A Taste of Creole Cooking…………….
For the Creole Meuniere Sauce:
2/3 Cup Worcestershire sauce
1/2 cup fresh lemon Juice (2 Large Lemons)
2 bay leaves
3/4 pound cold butter, cubed
1 Tablespoon chopped parsley
1) Heat a large sauce pan to medium heat. Add Worcestershire sauce, lemon juice and bay leaves
to the sauce pan and stir.
2) Bring the liquid up to a gentle simmer for about 3 to 4 minutes until the sauce has been reduced by 2/3rds.
3) Whisk in the cold butter cubes, one at a time, into the sauce. Stir constantly, until all of the butter is fully incorporated. To prevent the sauce from “breaking” remove the pan from the heat. The sauce should thick enough to coat the back of a spoon. Cover the sauce and keep warm until ready to serve with the fish.
For the Sweet Potatoes:
4 large sweet potatoes, peeled and quartered
2 Cups water
2 Tablespoon unsalted butter
1/4 teaspoon cardamom
1/2 teaspoon cinnamon
1/8 teaspoon nutmeg
1 Table spoon granulated sugar
1/4 cup white corn syrup
A pinch of salt
1) Add water to a medium pot. Add sweet potatoes, butter, cardamom, cinnamon, nutmeg, syrup and a pinch of salt to the pot. Stir Bring to a boil for 5 to 7 minutes, Reduce heat to a simmer and cook the sweet potatoes until tender and the sryup thickens.
2) Remove potatoes from the water, and place into a large bowl. Adjust to taste by adding sugar and spices as needed. Roughly mashed sweet potatoes. Cover and keep warm until ready to serve.
For the Fish:
1 cup all purpose flour
1/2 cup of yellow corn meal
2 1/2 Tablespoons creole seasoning mix (Recipe follows)
2 large eggs
2 Tablespoons of milk
2 1/4 cups roughly chopped lightly toasted pecans
2 large eggs
4 catfish fillets
Freshly ground black pepper
1/4 cup vegetable oil
2 1/2 Tablespoons paprika
2 Tablespoons salt
2 Tablespoons garlic powder
1 Tablespoon black pepper
1 Tablespoon onion powder
1 Tablespoon cayenne pepper
Method of Preparation for the Creole Seasoning:
Add seasoning to a bowl and mix thoroughly.
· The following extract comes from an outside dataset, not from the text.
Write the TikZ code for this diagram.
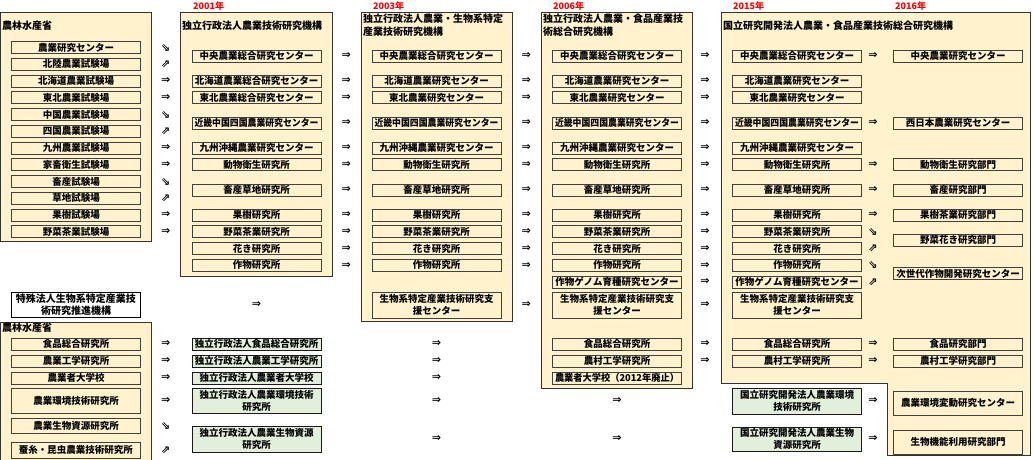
\documentclass[tikz,border=0pt]{standalone}
\usepackage{fontspec}
\setmainfont{Noto Sans CJK JP}
\newfontfamily\arrowfont{DejaVu Sans}
\usepackage{graphicx}
\usepackage{tikz}

\definecolor{panelfill}{HTML}{FFF2CC}
\definecolor{newfill}{HTML}{E2EFDA}
\definecolor{yearred}{HTML}{FF0000}

\newsavebox{\fitbox}
\newcommand{\fitw}[1]{\sbox{\fitbox}{#1}\ifdim\wd\fitbox>124pt \resizebox{124pt}{\height}{#1}\else\usebox{\fitbox}\fi}

\tikzset{
    panel/.style={draw=black!80, fill=panelfill, line width=0.8pt},
    unitbox/.style={draw=black!75, fill=panelfill, line width=0.7pt, minimum width=129pt, minimum height=12pt, inner sep=0pt, align=center, font=\fontsize{9.5}{12}\selectfont\bfseries},
    newbox/.style={unitbox, fill=newfill, draw=black!90},
    paneltitle/.style={anchor=west, inner sep=1pt, align=left, font=\fontsize{10}{13}\selectfont\bfseries},
    year/.style={anchor=west, inner sep=0pt, text=yearred, font=\fontsize{9}{9}\selectfont\bfseries},
    arr/.style={inner sep=0pt, font=\arrowfont\bfseries\fontsize{11}{11}\selectfont},
}

\begin{document}
\begin{tikzpicture}[x=1pt,y=-1pt]
    \useasboundingbox (0,0) rectangle (1033,460);
    \draw[panel] (0.5,12) rectangle (151,241);
    \draw[panel] (180,12) rectangle (332,276);
    \draw[panel] (361,12) rectangle (512,321);
    \draw[panel] (541,12) rectangle (692,388);
    \draw[panel] (721,12) -- (1030,12) -- (1030,455) -- (887,455) -- (887,383) -- (721,383) -- cycle;
    \draw[panel] (0.5,322) rectangle (151,462);

    \node[year] (y2001) at (193,6) {2001年};
    \node[year] (y2003) at (373,6) {2003年};
    \node[year] (y2006) at (553,6) {2006年};
    \node[year] (y2015) at (733,6) {2015年};
    \node[year] (y2016) at (895,6) {2016年};

    \node[paneltitle] (t1) at (1,26) {農林水産省};
    \node[paneltitle] (t2) at (181,26) {独立行政法人農業技術研究機構};
    \node[paneltitle] (t3) at (362,25.5) {独立行政法人農業・生物系特定\\産業技術研究機構};
    \node[paneltitle] (t4) at (542,25.5) {独立行政法人農業・食品産業技\\術総合研究機構};
    \node[paneltitle] (t5) at (722,26) {国立研究開発法人農業・食品産業技術総合研究機構};
    \node[paneltitle] (t6) at (1,328) {農林水産省};

    \foreach \y/\t [count=\i] in {47.5/農業研究センター, 64.25/北陸農業試験場, 81/北海道農業試験場, 97.75/東北農業試験場, 114.5/中国農業試験場, 131.25/四国農業試験場, 148/九州農業試験場, 164.75/家畜衛生試験場, 181.5/畜産試験場, 198.25/草地試験場, 215/果樹試験場, 231.75/野菜茶業試験場}
    \node[unitbox] (a\i) at (76,\y) {\t};
    \foreach \y/\t [count=\i] in {55.9/中央農業総合研究センター, 81/北海道農業総合研究センター, 97.75/東北農業総合研究センター, 122.9/近畿中国四国農業研究センター, 148/九州沖縄農業研究センター, 164.75/動物衛生研究所, 189.9/畜産草地研究所, 215/果樹研究所, 231.75/野菜茶業研究所, 248.5/花き研究所, 265.25/作物研究所}
    \node[unitbox] (b\i) at (256.5,\y) {\fitw{\t}};
    \foreach \x/\col in {436.5/c, 617/d, 797/e}
    \foreach \y/\t [count=\i] in {55.9/中央農業総合研究センター, 81/北海道農業研究センター, 97.75/東北農業研究センター, 122.9/近畿中国四国農業研究センター, 148/九州沖縄農業研究センター, 164.75/動物衛生研究所, 189.9/畜産草地研究所, 215/果樹研究所, 231.75/野菜茶業研究所, 248.5/花き研究所, 265.25/作物研究所}
    \node[unitbox] (\col\i) at (\x,\y) {\fitw{\t}};
    \node[unitbox, minimum height=26] (c12) at (436.5,305) {生物系特定産業技術研究支\\援センター};
    \foreach \x/\col in {617/d, 797/e}
    \node[unitbox] (\col12) at (\x,282) {\fitw{作物ゲノム育種研究センター}};
    \foreach \x/\col in {617/d, 797/e}
    \node[unitbox, minimum height=26] (\col13) at (\x,305) {生物系特定産業技術研究支\\援センター};
    \foreach \x/\col in {617/d, 797/e}
    \foreach \y/\t [count=\i from 14] in {344/食品総合研究所, 361/農村工学研究所}
    \node[unitbox] (\col\i) at (\x,\y) {\t};
    \node[unitbox] (d16) at (617,378) {\fitw{農業者大学校（2012年廃止）}};
    \foreach \y/\t [count=\i] in {55.9/中央農業研究センター, 122.9/西日本農業研究センター, 164.75/動物衛生研究部門, 189.9/畜産研究部門, 215/果樹茶業研究部門, 240.1/野菜花き研究部門, 273.6/次世代作物開発研究センター, 344/食品研究部門, 361/農村工学研究部門}
    \node[unitbox] (f\i) at (958,\y) {\fitw{\t}};
    \node[unitbox, minimum height=24] (f10) at (958,403) {農業環境変動研究センター};
    \node[unitbox, minimum height=24] (f11) at (958,442) {生物機能利用研究部門};

    \node[unitbox, fill=white, draw=black, minimum height=25, font=\fontsize{10}{12}\selectfont\bfseries] (s) at (76,304.5) {特殊法人生物系特定産業技\\術研究推進機構};
    \foreach \y/\h/\t [count=\i] in {344/12/食品総合研究所, 361/12/農業工学研究所, 378/12/農業者大学校, 400.5/25/農業環境技術研究所, 425.5/15/農業生物資源研究所, 450/16/蚕糸・昆虫農業技術研究所}
    \node[unitbox, minimum height=\h] (g\i) at (76,\y) {\t};
    \foreach \y/\t [count=\i] in {344/独立行政法人食品総合研究所, 361/独立行政法人農業工学研究所, 378/独立行政法人農業者大学校}
    \node[newbox] (h\i) at (256.5,\y) {\fitw{\t}};
    \node[newbox, minimum height=25] (h4) at (256.5,400.5) {独立行政法人農業環境技術\\研究所};
    \node[newbox, minimum height=26] (h5) at (256.5,439) {独立行政法人農業生物資源\\研究所};
    \node[newbox, minimum height=26] (k1) at (797,401) {国立研究開発法人農業環境\\技術研究所};
    \node[newbox, minimum height=24] (k2) at (797,439) {国立研究開発法人農業生物\\資源研究所};

    \foreach \i/\g in {1/⇘, 2/⇗, 3/⇒, 4/⇒, 5/⇘, 6/⇗, 7/⇒, 8/⇒, 9/⇘, 10/⇗, 11/⇒, 12/⇒}
    \node[arr] (pa\i) at ([xshift=25pt]a\i.east) {\g};
    \foreach \i in {1,...,11}
    \node[arr] (pb\i) at ([xshift=25pt]b\i.east) {⇒};
    \foreach \i in {1,...,12}
    \node[arr] (pc\i) at ([xshift=25pt]c\i.east) {⇒};
    \foreach \i in {1,...,15}
    \node[arr] (pd\i) at ([xshift=23pt]d\i.east) {⇒};
    \foreach \i/\g in {1/⇒, 4/⇒, 6/⇒, 7/⇒, 8/⇒, 9/⇘, 10/⇗, 11/⇘, 12/⇗, 14/⇒, 15/⇒}
    \node[arr] (pe\i) at ([xshift=11pt]e\i.east) {\g};
    \node[arr] (ps) at (b11 |- s) {⇒};
    \foreach \i/\g in {1/⇒, 2/⇒, 3/⇒, 4/⇒, 5/⇘, 6/⇗}
    \node[arr] (pg\i) at ([xshift=25pt]g\i.east) {\g};
    \foreach \i in {1,...,5}
    \node[arr] (ph\i) at (c1 |- h\i) {⇒};
    \foreach \i in {4,5}
    \node[arr] (pq\i) at (d1 |- h\i) {⇒};
    \foreach \i in {1,2}
    \node[arr] (pk\i) at ([xshift=11pt]k\i.east) {⇒};
\end{tikzpicture}
\end{document}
Recipe yields approximately 2/3 cup and can be stored in air tight container for up to 3 months.
Method of Preparation for the Catfish:
1) Turn on the oven and set to 350 Degrees. Add flour, cornmeal and creole seasoning mix to a large bowl and mix thoroughly and set aside.
2) Beat two large eggs with 2 Tablespoons of milk in a shallow dish and set aside.Lightly season the catfish on both sides with salt and pepper.
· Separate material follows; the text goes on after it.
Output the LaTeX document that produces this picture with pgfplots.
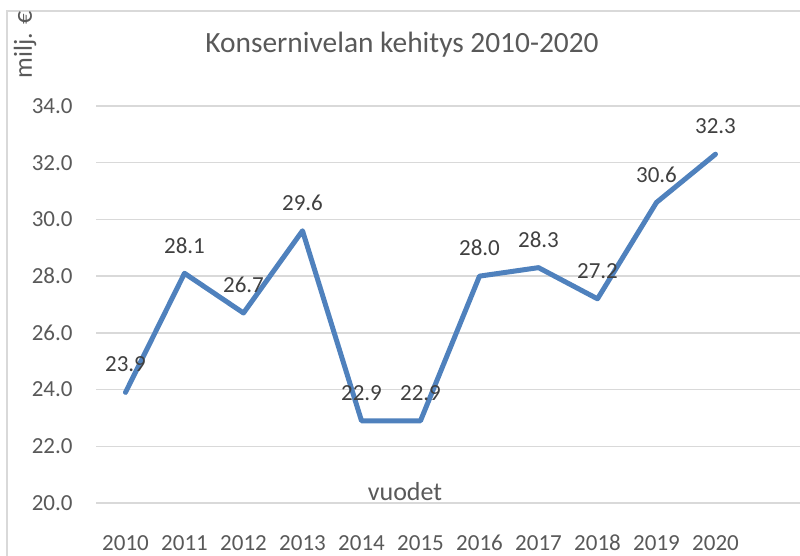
\documentclass[border=0pt]{standalone}
\usepackage{pgfplots}
\pgfplotsset{compat=1.18}
\usepackage{fontspec}
\setmainfont{Carlito}
\definecolor{linec}{RGB}{79,129,189}
\definecolor{gridc}{RGB}{217,217,217}
\definecolor{txtc}{RGB}{89,89,89}
\definecolor{lblc}{RGB}{64,64,64}
\begin{document}
\begin{tikzpicture}
\path[use as bounding box, clip] (0,0) rectangle (400bp,278bp);
% chart frame (cropped on right and bottom)
\draw[gridc, line width=0.8bp] (3.5bp,-20bp) -- (3.5bp,272.5bp) -- (420bp,272.5bp);
\begin{axis}[
    at={(48bp,26.5bp)}, anchor=south west,
    scale only axis,
    width=354bp, height=198.5bp,
    xmin=-0.5, xmax=11.5,
    ymin=20, ymax=34,
    ytick={20,22,...,34},
    xtick={0,...,10},
    xticklabels={2010,2011,2012,2013,2014,2015,2016,2017,2018,2019,2020},
    ymajorgrids,
    grid style={gridc, line width=0.7bp},
    axis line style={draw=none},
    major tick length=0pt,
    clip=false,
    /pgf/number format/assume math mode=true,
    yticklabel style={/pgf/number format/.cd, fixed, fixed zerofill, precision=1, /tikz/.cd,
        anchor=east, inner sep=0pt, xshift=-11.5bp, font=\fontsize{11.5bp}{13bp}\selectfont, text=txtc},
    xticklabel style={anchor=center, inner sep=0pt, yshift=-20bp,
        font=\fontsize{11.5bp}{13bp}\selectfont, text=txtc},
    nodes near coords={\pgfmathprintnumber[fixed, fixed zerofill, precision=1]{\pgfplotspointmeta}},
    nodes near coords style={anchor=center, inner sep=0pt, yshift=14bp,
        font=\fontsize{11.5bp}{13bp}\selectfont, text=lblc},
]
\addplot[linec, line width=2.5bp, line join=round, line cap=round, mark=none] coordinates {
    (0,23.9) (1,28.1) (2,26.7) (3,29.6) (4,22.9) (5,22.9)
    (6,28.0) (7,28.3) (8,27.2) (9,30.6) (10,32.3)
};
\end{axis}
\node[text=txtc, font=\fontsize{14.7bp}{17bp}\selectfont] at (201bp,255.5bp) {Konsernivelan kehitys 2010-2020};
\node[text=txtc, font=\fontsize{13bp}{15bp}\selectfont, rotate=90] at (12.5bp,255.5bp) {milj. €};
\node[text=txtc, font=\fontsize{13bp}{15bp}\selectfont] at (202.5bp,32bp) {vuodet};
\end{tikzpicture}
\end{document}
3) Taking one filet at a time, dredge the fish first in the seasoned flour and cornmeal mixture. Next, dip the fish into the egg wash, and gently shake the filet to remove any excess liquid. Dredge the fish in the chopped pecans and gently press the fish into the chopped pecan pieces to make sure the pecans adhere to the fish on one side only.
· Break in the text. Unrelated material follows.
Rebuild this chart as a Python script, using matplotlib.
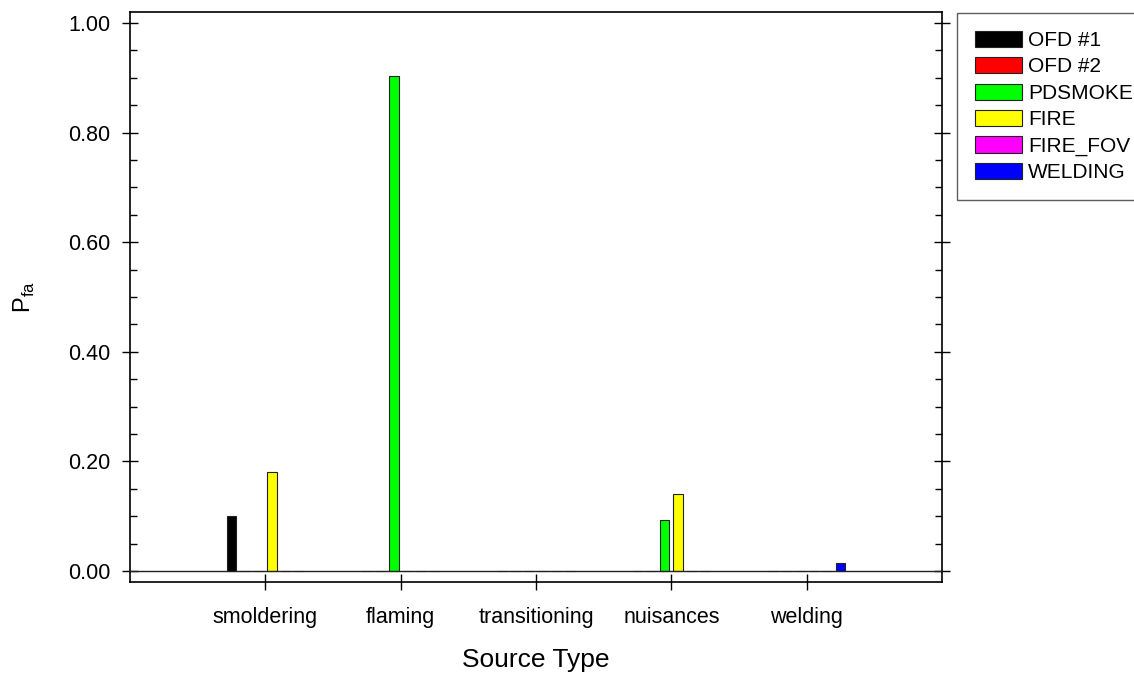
import matplotlib
matplotlib.use("Agg")
import matplotlib.pyplot as plt
import numpy as np
from matplotlib.ticker import MultipleLocator

plt.rcParams['font.family'] = ['Liberation Sans', 'DejaVu Sans']

categories = ["smoldering", "flaming", "transitioning", "nuisances", "welding"]
series = ["OFD #1", "OFD #2", "PDSMOKE", "FIRE", "FIRE_FOV", "WELDING"]
colors = ["#000000", "#ff0000", "#00ff00", "#ffff00", "#ff00ff", "#0000ff"]
values = {
    "OFD #1":   [0.10, 0.0, 0.0, 0.0, 0.0],
    "OFD #2":   [0.0, 0.0, 0.0, 0.0, 0.0],
    "PDSMOKE":  [0.0, 0.903, 0.0, 0.093, 0.0],
    "FIRE":     [0.18, 0.0, 0.0, 0.14, 0.0],
    "FIRE_FOV": [0.0, 0.0, 0.0, 0.0, 0.0],
    "WELDING":  [0.0, 0.0, 0.0, 0.0, 0.015],
}
yticks = [0.0, 0.2, 0.4, 0.6, 0.8, 1.0]

fig = plt.figure(figsize=(11.34, 6.75), dpi=100)
ax = fig.add_axes([130/1134, 1-582/675, (942-130)/1134, (582-12)/675])

x = np.arange(1, len(categories) + 1)
slot = 0.1
width = 0.07
for i, (name, col) in enumerate(zip(series, colors)):
    off = (i - 2.5) * slot
    vals = np.array(values[name])
    ax.bar(x + off, vals, width=width, color=col, edgecolor="#222222",
           linewidth=0.8, label=name, zorder=3)

ax.axhline(0, color="#222222", linewidth=1.0, zorder=4)
ax.set_xlim(0, 6)
ax.set_ylim(-0.02, 1.02)
ax.set_xticks(x)
ax.set_xticklabels(categories)
ax.yaxis.set_minor_locator(MultipleLocator(0.05))
ax.set_yticks(yticks)
ax.set_yticklabels([f"{v:.2f}" for v in yticks])
ax.tick_params(axis='both', which='major', direction='inout', length=11.5, width=1.0,
               labelsize=15.5, right=True)
ax.tick_params(axis='y', which='major', pad=8.5)
ax.tick_params(axis='x', which='major', pad=12)
ax.tick_params(axis='y', which='minor', direction='in', length=5, width=1.0, right=True)
for s in ax.spines.values():
    s.set_linewidth(1.2)

ax.set_xlabel("Source Type", fontsize=19, labelpad=15)
ax.set_ylabel(r"P$_{\mathregular{fa}}$", fontsize=17, labelpad=22)

leg = ax.legend(loc="upper left", bbox_to_anchor=(957/1134, 1-13/675),
                bbox_transform=fig.transFigure, fontsize=15, frameon=True,
                fancybox=False, edgecolor="#333333", handlelength=2.25,
                handleheight=0.82, labelspacing=0.34, borderpad=0.85,
                handletextpad=0.3, borderaxespad=0)
leg.get_frame().set_linewidth(1.0)

fig.savefig("out.png", dpi=100)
4) In a large skillet, heat the oil over medium heat. Add the fish in batches and cook until golden, for about 5 minutes. Reduce the heat and turn and cook on the second side of the fish with the pecans until lightly toasted for about 1 minute. Be careful not to burn the pecans. Remove fish from the pan and place on a baking rack. Place the fish in the oven for 3-4 minutes to finish cooking.
5) To plate individually, ladle about 1/4 cup of the sauce on to the middle of a plate. Place the fish on top of the sauce and garnish the top of the fish with 1 Tablespoon of chopped parsley. Add the smashed sweet potatoes on the side of the fish and serve immediately.